More Than a Composer
As if composing masterpieces weren’t enough to keep one man (or, often enough, boy) busy, Mendelssohn took it upon himself to indulge in numerous other musical activities. In this respect he is often compared to Leonard Bernstein in our own age – a man so preternaturally talented, so brilliant in every respect that he excelled in everything he touched. He was an outstanding pianist. One contemporary described his playing as follows: “He played the piano as a lark soars. He possessed a great adroitness, sureness, strength, fluency, a soft full tone,” all qualities that have often been noted in his music as well. He was one of the leading conductors of his age, an age in which conducting as we know it today was still in its infancy. Mendelssohn was one of the first to use a baton. He assumed directorship of the Gewandhaus Orchestra in Leipzig and turned it into one of the best in Europe. As an administrator he organized and ran several music festivals in Germany and England. In 1843 he founded the Leipzig Conservatory. He taught. He lectured. He traveled constantly. He worked tirelessly on behalf of his passion, music. He also married and had children, though his domestic life remains very much in the shadows
Overwork, Burnout and Death
But all this took its toll. Even a genius is mortal, and by the time Mendelssohn was in his mid-thirties he was already suffering from what we today would call burnout. The last few years of his short life were plagued with increasing illnesses of various sorts. In the spring of 1847, upon completing a grueling round of conducting engagements in England, he wrote to his friend Karl Klingemann that “another exhausting week like this and I’m a dead man!” When he returned to Leipzig he learned, to his horror, that his beloved sister Fanny had died of a stroke. Felix never fully recovered from this blow. He had a stroke himself. A vacation in Switzerland did him little good. He began to walk with a stoop. He became ever more despondent. Nevertheless he kept up the mad pace of work. It all caught up with him later that year. On October 28 he had another stroke and a week later he was dead. It was a terrible loss to the entire world of music.
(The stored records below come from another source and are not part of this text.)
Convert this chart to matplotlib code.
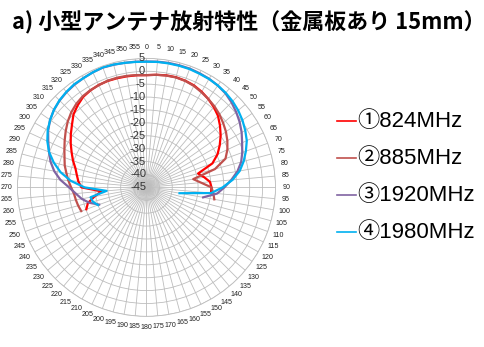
import numpy as np
import matplotlib

matplotlib.use("Agg")
from matplotlib import pyplot as plt
from matplotlib.lines import Line2D

plt.rcParams["font.family"] = ["Liberation Sans", "Noto Sans CJK JP", "DejaVu Sans"]

TITLE = "a) 小型アンテナ放射特性（金属板あり 15mm）"

# Measurement angles (deg, clockwise from top), front hemisphere only
ANGLES = [250, 255, 260, 265, 270, 275, 280, 285, 290, 295, 300, 305, 310, 315,
          320, 325, 330, 335, 340, 345, 350, 355, 0, 5, 10, 15, 20, 25, 30, 35,
          40, 45, 50, 55, 60, 65, 70, 75, 80, 85, 90, 95, 100]

# Relative gain (dB); None where no value was recorded
GAIN_824 = [-20.2, -21.5, -24.5, -27.5, -19.8, -18.5, -17.6, -16.5, -14.7, -13.0,
            -11.1, -9.2, -7.3, -5.0, -3.5, -2.2, -1.6, -1.2, -1.1, -1.2, -1.3,
            -1.4, -1.5, -1.2, -0.9, -0.8, -1.0, -1.4, -2.2, -3.2, -4.4, -5.8,
            -7.8, -9.9, -12.2, -14.6, -17.8, -24.3, -22.3, -20.3, -19.8, -19.9, None]
GAIN_885 = [-18.1, -17.6, -17.2, -16.8, -15.8, -14.6, -13.5, -12.2, -11.2, -9.9,
            -8.4, -6.8, -5.2, -3.8, -2.7, -1.9, -1.5, -1.3, -1.0, -1.0, -1.1,
            -1.3, -1.5, -1.2, -1.0, -0.9, -1.1, -1.6, -2.4, -3.2, -4.0, -5.0,
            -6.2, -7.4, -8.8, -10.4, -12.4, -17.5, -26.6, -23.8, -19.8, -19.0, -18.3]
GAIN_1920 = [-25.5, -22.0, -19.5, -17.5, -15.0, -11.5, -8.7, -6.5, -4.8, -3.0,
             -1.0, 0.6, 1.8, 2.6, 3.2, 3.6, 3.9, 4.2, 4.4, 4.2, 4.0, 3.9, 3.8,
             3.9, 4.0, 4.0, 4.0, 3.8, 3.6, 3.2, 2.6, 1.6, 0.4, -0.9, -2.4, -4.1,
             -5.5, -7.0, -9.2, -12.0, -14.8, -17.5, -22.7]
GAIN_1980 = [-25.0, -23.5, -23.0, -29.5, -21.0, -15.5, -11.2, -7.8, -4.8, -2.6,
             -0.8, 0.6, 1.8, 2.7, 3.3, 3.8, 3.9, 4.2, 4.5, 4.3, 4.0, 3.8, 3.7,
             3.8, 3.8, 3.8, 3.8, 3.6, 3.5, 3.2, 2.8, 2.2, 1.4, 0.4, -0.8, -2.1,
             -4.0, -6.0, -8.3, -11.5, -15.5, -19.8, -32.0]

SERIES = [
    ("①824MHz", GAIN_824, "#FF0000"),
    ("②885MHz", GAIN_885, "#C0504D"),
    ("③1920MHz", GAIN_1920, "#8064A2"),
    ("④1980MHz", GAIN_1980, "#00B0F0"),
]

R_MIN, R_MAX = -45, 5
R_TICKS = list(range(R_MIN, R_MAX + 1, 5))
THETA_TICKS = list(range(0, 360, 5))

fig = plt.figure(figsize=(4.85, 3.47), dpi=100)
ax = fig.add_axes([0.036, 0.088, 0.532, 0.744], projection="polar")
ax.set_theta_zero_location("N")
ax.set_theta_direction(-1)
ax.set_ylim(R_MIN, R_MAX)

theta = np.deg2rad(ANGLES)
for label, gain, color in SERIES:
    values = np.array([np.nan if g is None else g for g in gain], dtype=float)
    ax.plot(theta, values, color=color, linewidth=1.6, label=label)

ax.set_thetagrids(THETA_TICKS, [str(t) for t in THETA_TICKS])
for tick_label in ax.get_xticklabels():
    tick_label.set_fontsize(5.1)
    tick_label.set_family(["Liberation Sans Narrow", "Liberation Sans"])
ax.tick_params(axis="x", pad=-2.5, colors="#222222")
ax.set_rgrids(R_TICKS, [""] * len(R_TICKS))
ax.grid(True, color="#BDBDBD", linewidth=0.6)
ax.spines["polar"].set_color("#BDBDBD")
ax.spines["polar"].set_linewidth(0.6)

for r in R_TICKS:
    ax.text(np.deg2rad(-0.8), r, str(r), ha="right", va="center",
            fontsize=8, color="#333333")

fig.text(0.024, 0.934, TITLE, fontsize=15.8, fontweight="bold",
         family=["Noto Sans CJK JP"], ha="left", va="center")

# legend rows drawn by hand so spacing follows the figure layout
legend_top = 1 - 122 / 347
row_step = 37 / 347
for i, (label, _, color) in enumerate(SERIES):
    y = legend_top - i * row_step
    fig.add_artist(Line2D([337 / 485, 356 / 485], [y + 0.004, y + 0.004],
                          color=color, linewidth=1.2, transform=fig.transFigure))
    fig.text(357 / 485, y, label, fontsize=16, ha="left", va="center",
             family=["Liberation Sans", "Noto Sans CJK JP"])

fig.savefig("out.png", dpi=100)
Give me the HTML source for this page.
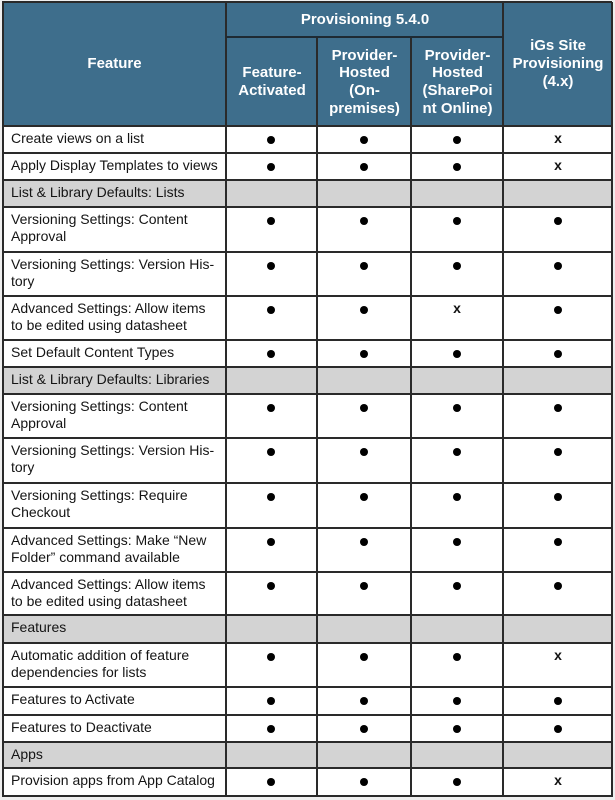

Mendelssohn's Enduring Legacy
Mendelssohn’s contemporary, the composer and critic Robert Schumann , called him “the Mozart of the nineteenth century.” By this he meant that Mendelssohn’s music was imbued with those qualities that we so greatly admire in Mozart’s – textural transparency (you can always hear exactly who is playing what), economy of means, a sense of proportion, coherent structures, formal balance and elegance – all the hallmarks of classicism. Nothing revolutionary. Nothing in excess. What Mendelssohn lacked - and what Mozart displayed as he matured - was a sense of adventure, of harmonic boldness, of pushing the ceiling and forcing listeners to peer into new musical worlds. But this should not be interpreted as a defect. What Mendelssohn did he did extremely well.
Great Admiration
We must remember that he was universally admired within his lifetime, an accomplishment shared by few other great composers and certainly not by most of our musical heroes (Bach, Mozart, Beethoven and Stravinsky among them). Even such avant-garde composers like his contemporaries Berlioz and Liszt accorded Mendelssohn the highest praise. So too do we today. And lest we forget a birthday, 2009 marks the 200th of Mendelssohn’s birth. His music rightly remains in the forefront of every orchestra’s repertory, as can be seen in the NAC Orchestra’s programming year after year.